— start of Data segment —

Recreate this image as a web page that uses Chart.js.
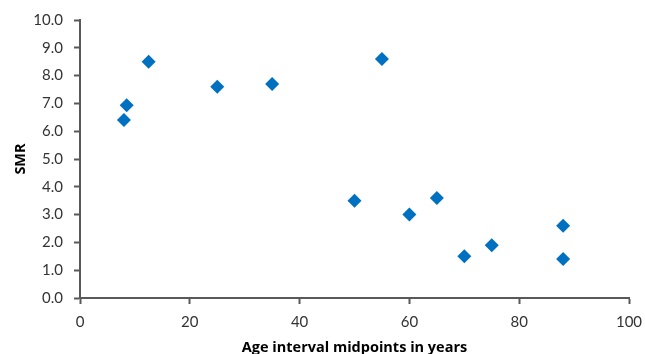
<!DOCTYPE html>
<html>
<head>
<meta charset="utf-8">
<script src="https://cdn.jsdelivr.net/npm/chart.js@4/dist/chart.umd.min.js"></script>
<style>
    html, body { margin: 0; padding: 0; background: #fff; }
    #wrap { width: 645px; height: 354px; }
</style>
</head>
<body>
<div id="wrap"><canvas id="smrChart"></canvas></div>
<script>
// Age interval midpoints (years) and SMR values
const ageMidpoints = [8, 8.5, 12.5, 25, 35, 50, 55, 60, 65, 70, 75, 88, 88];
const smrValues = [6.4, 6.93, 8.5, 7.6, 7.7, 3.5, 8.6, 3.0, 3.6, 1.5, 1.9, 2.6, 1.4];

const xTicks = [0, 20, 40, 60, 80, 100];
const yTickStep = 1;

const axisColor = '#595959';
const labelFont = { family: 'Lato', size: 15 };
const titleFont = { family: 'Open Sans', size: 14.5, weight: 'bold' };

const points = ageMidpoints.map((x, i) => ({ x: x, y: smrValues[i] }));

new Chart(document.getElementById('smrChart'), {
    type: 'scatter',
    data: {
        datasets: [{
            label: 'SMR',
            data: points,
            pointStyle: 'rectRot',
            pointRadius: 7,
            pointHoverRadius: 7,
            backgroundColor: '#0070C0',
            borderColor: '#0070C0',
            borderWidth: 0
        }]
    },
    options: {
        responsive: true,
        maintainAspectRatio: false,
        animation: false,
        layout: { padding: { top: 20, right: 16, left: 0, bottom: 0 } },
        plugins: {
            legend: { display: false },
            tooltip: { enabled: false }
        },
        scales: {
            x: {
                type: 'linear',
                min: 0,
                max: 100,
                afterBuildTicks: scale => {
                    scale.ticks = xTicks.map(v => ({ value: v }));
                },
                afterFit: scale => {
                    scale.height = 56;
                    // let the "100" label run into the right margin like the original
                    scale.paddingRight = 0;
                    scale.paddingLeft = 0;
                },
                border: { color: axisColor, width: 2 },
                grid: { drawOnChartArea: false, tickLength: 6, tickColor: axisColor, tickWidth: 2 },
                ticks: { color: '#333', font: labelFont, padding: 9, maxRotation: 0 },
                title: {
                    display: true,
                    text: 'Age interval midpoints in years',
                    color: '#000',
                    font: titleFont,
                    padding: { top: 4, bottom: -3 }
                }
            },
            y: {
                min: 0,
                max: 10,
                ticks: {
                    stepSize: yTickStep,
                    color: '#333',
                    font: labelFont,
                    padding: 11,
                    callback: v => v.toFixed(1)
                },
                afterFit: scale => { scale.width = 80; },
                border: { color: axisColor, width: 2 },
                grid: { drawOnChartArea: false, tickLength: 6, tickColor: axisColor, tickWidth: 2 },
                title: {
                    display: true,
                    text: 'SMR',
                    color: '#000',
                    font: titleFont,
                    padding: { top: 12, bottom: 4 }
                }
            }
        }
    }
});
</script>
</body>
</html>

— end of Data segment —

Short task:
Return the material line for line, from its beginning to the line that contains "1.9, 2.6, 1.4];", with the pictures left out.

Solution to this task:
Recreate this image as a web page that uses Chart.js.
<!DOCTYPE html>
<html>
<head>
<meta charset="utf-8">
<script src="https://cdn.jsdelivr.net/npm/chart.js@4/dist/chart.umd.min.js"></script>
<style>
    html, body { margin: 0; padding: 0; background: #fff; }
    #wrap { width: 645px; height: 354px; }
</style>
</head>
<body>
<div id="wrap"><canvas id="smrChart"></canvas></div>
<script>
// Age interval midpoints (years) and SMR values
const ageMidpoints = [8, 8.5, 12.5, 25, 35, 50, 55, 60, 65, 70, 75, 88, 88];
const smrValues = [6.4, 6.93, 8.5, 7.6, 7.7, 3.5, 8.6, 3.0, 3.6, 1.5, 1.9, 2.6, 1.4];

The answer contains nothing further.